I expect an induction proof to start with the given values (n=1, 2) and go up from there. Induction proofs for all integers are less often assigned. So my guess would be that they mean positive integers, based on that.

But the problem should have stated the domain.

 

[Steven G]

Whether there are restrictions on n is not explicitly specified.

Let‘s follow your hypothesis through and assume that n can be any integer.

$$a_{0+2} = 5a_{0+1} - 6a_0 \implies a_2 = 5a_1 - 6a_0 \implies \\ a_0 = \dfrac{5a_1 - a_2}{6} = \dfrac{5 * 5 - 13}{6} = \dfrac{12}{6} = 2 = 1 + 1 = 2^0 + 3^0.\\ a_{-1+2} = 5a_{-1+1} - 6a_{-1} \implies a_1 = 5a_0 - 6a^{-1} \implies \\ a_{-1} = \dfrac{5a_0 - a_1}{6} = \dfrac{5 * 2 - 5}{6} = \dfrac{5}{6} = \dfrac{3}{6} + \dfrac{2}{6} = \dfrac{1}{2} + \dfrac{1}{3} = 2^{-1} + 3^{-1}.$$
I simply assumed that n was restricted to positive integers.

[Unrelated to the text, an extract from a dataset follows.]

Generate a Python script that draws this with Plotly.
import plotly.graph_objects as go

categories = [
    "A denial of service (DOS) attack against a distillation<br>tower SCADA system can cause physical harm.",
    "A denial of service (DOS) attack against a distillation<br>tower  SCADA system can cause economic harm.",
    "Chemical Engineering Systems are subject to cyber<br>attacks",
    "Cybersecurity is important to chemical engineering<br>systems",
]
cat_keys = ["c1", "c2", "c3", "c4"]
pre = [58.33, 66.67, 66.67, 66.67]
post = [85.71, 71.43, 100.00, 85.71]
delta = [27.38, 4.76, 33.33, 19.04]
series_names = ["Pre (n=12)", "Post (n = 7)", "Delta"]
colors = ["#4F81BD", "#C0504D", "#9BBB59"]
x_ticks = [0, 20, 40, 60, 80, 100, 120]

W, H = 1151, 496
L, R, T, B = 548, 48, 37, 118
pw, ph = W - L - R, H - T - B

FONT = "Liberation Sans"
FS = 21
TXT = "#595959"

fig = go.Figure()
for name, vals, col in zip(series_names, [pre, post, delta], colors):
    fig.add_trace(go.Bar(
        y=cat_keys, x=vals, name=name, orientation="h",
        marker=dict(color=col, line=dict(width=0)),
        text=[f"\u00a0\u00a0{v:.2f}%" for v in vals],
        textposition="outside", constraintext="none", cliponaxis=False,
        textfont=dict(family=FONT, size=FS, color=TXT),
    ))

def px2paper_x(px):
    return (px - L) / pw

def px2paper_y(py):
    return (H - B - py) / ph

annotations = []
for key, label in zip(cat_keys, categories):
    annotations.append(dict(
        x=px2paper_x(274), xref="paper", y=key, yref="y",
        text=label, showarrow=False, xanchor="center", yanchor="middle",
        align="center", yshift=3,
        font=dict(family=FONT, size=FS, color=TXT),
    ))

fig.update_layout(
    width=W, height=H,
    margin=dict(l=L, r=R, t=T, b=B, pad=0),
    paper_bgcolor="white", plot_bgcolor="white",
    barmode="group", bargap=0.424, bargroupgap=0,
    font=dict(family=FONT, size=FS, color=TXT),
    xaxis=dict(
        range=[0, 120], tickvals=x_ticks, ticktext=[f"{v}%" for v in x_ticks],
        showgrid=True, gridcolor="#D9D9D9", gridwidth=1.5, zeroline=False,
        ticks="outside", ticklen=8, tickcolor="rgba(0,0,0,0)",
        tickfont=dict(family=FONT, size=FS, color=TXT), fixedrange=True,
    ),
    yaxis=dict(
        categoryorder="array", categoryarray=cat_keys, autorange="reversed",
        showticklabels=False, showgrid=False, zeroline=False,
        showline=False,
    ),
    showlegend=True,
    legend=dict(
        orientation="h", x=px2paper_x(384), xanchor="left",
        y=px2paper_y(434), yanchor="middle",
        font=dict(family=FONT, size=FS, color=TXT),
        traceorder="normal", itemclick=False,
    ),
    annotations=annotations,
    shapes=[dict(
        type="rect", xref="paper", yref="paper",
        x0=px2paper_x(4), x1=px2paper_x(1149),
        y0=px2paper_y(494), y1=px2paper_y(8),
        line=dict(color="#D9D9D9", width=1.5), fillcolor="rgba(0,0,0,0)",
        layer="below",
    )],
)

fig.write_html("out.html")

Silly me.

Jeff, I replied to your question earlier saying you start with n=1. Since the formula was a_(n+2)= 5a_(n+1) - 6a_n, you start with n=1, as that tell you what a_3 equals--which is the starting point.

 

[JeffM]

Jeff, I replied to your question earlier saying you start with n=1. Since the formula was a_(n+2)= 5a_(n+1) - 6a_n, you start with n=1, as that tell you what a_3 equals--which is the starting point.

No, I understood your point. I just was not sure the OP was with us.